Spath sentenced Baker to 21 days’ confinement and required him to pay a $1,000 fine. A senior Pentagon official will review the contempt finding and sentence. Until then, Baker will be confined to his room in a trailer.

Spath said that Baker had disobeyed his orders to reinstate three civilian lawyers who claimed an ethical issue prevented them from representing the USS Cole suspect, Abd al-Rahim al-Nashiri. Baker had dismissed the lawyers at their request.

The reason for the lawyers’ resignation is highly classified, but it involves compromised attorney-client privilege at the Guantanamo detention facility, according to a previous report on the “defense revolt.”

Spath said Baker’s decision to release the lawyers was null and void. The judge said the dismissed lawyers must appear before him next week, either in person or by video feed.

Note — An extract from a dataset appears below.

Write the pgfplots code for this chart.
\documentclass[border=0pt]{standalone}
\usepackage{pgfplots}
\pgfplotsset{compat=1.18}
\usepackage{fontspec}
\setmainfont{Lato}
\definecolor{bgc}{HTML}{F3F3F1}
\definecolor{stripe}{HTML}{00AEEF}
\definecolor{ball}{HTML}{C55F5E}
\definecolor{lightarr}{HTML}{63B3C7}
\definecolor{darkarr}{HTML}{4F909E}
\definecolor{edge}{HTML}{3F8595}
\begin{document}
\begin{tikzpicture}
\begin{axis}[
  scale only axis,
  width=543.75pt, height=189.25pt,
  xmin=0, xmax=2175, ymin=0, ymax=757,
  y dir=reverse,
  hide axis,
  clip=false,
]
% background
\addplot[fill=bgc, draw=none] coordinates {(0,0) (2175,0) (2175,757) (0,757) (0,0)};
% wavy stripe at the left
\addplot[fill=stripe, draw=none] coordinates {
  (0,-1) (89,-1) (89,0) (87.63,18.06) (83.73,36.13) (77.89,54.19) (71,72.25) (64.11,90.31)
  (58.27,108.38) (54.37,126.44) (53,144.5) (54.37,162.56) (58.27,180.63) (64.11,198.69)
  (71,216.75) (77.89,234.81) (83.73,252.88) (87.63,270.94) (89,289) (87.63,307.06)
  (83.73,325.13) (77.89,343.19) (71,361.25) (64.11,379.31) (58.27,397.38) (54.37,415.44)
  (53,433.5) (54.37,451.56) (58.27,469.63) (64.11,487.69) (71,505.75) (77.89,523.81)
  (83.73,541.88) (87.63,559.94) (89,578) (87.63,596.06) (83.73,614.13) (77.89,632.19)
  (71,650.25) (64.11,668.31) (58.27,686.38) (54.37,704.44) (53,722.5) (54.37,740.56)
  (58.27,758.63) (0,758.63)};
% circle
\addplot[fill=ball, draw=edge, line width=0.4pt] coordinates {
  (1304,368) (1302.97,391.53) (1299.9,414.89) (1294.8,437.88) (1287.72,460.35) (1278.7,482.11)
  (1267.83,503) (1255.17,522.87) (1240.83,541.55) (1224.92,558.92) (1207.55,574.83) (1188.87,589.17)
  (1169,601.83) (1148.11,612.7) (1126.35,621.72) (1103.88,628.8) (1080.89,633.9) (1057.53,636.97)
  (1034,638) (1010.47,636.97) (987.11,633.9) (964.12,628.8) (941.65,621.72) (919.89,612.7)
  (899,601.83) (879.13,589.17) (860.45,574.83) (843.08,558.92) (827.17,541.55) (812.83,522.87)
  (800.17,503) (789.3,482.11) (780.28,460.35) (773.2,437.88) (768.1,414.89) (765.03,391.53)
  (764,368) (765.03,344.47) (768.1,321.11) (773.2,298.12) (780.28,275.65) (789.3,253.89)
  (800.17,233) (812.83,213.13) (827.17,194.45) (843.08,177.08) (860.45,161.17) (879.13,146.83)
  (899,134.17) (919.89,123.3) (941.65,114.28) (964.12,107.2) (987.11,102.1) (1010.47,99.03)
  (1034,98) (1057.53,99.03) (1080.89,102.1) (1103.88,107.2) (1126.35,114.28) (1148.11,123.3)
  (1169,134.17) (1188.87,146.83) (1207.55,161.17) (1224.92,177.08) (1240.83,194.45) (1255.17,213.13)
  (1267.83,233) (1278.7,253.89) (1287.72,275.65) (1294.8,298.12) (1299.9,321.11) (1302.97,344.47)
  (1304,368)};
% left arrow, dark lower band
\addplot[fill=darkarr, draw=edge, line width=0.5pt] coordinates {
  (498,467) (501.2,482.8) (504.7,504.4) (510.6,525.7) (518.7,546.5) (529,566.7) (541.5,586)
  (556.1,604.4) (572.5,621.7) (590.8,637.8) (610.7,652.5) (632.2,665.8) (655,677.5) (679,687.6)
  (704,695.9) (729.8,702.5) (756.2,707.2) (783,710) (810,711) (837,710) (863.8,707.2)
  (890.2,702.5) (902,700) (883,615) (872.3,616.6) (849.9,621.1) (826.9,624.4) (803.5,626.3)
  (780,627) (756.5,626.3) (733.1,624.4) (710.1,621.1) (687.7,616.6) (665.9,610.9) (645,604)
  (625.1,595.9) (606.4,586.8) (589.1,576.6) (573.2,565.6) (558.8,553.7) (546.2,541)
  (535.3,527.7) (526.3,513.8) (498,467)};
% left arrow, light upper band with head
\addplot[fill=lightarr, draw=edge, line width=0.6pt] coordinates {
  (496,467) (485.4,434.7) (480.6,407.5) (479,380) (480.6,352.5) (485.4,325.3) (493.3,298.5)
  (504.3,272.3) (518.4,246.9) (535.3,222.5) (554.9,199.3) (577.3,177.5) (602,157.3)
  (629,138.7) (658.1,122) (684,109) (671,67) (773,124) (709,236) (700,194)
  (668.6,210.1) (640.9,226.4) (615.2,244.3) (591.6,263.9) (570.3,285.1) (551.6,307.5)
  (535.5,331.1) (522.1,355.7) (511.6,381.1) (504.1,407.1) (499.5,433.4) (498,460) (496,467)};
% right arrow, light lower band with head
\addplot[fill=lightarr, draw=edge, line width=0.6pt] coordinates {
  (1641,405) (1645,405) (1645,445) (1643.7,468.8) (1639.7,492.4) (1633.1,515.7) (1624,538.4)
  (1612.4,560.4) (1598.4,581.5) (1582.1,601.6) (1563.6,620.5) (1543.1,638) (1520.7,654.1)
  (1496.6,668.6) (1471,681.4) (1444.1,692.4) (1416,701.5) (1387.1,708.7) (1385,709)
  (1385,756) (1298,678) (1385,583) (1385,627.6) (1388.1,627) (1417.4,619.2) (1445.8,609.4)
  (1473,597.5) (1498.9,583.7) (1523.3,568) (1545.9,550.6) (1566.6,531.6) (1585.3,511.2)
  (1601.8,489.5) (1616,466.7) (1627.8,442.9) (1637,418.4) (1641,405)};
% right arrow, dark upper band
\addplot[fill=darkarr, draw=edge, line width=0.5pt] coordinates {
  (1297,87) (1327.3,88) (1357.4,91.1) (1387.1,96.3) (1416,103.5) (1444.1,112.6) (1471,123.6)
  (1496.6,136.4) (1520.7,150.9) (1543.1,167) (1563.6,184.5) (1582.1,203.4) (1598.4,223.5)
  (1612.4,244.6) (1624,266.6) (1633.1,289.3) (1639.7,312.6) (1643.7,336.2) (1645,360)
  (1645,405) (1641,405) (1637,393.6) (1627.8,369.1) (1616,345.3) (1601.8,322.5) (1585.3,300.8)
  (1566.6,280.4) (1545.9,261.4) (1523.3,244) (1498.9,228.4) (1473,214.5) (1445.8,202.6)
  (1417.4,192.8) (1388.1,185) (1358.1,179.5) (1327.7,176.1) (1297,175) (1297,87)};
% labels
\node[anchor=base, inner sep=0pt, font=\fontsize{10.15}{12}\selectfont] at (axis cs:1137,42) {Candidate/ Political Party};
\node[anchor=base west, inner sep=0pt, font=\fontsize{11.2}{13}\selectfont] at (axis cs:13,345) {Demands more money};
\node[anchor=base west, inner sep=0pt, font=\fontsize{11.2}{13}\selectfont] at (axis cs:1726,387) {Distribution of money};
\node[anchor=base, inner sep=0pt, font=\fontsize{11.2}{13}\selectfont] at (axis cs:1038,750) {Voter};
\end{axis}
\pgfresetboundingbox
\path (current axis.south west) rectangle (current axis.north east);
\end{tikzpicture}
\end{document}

The only defense lawyer left in the case is Navy Lt. Alaric Piette, who argues the case can’t proceed absent a lawyer with death penalty experience. Spath ordered Piette to participate in a pretrial hearing on Friday.

Meanwhile an appellate lawyer for al-Nashiri in a “mostly dormant” habeas case filed a petition with a federal judge in Washington, D.C., seeking to halt the Guantanamo proceedings, according to the Miami Herald. U.S, District Judge Royce Lamberth has scheduled a hearing on the injunction request for Thursday morning, according to a tweet by Politico reporter Josh Gerstein, who covered the court filing here.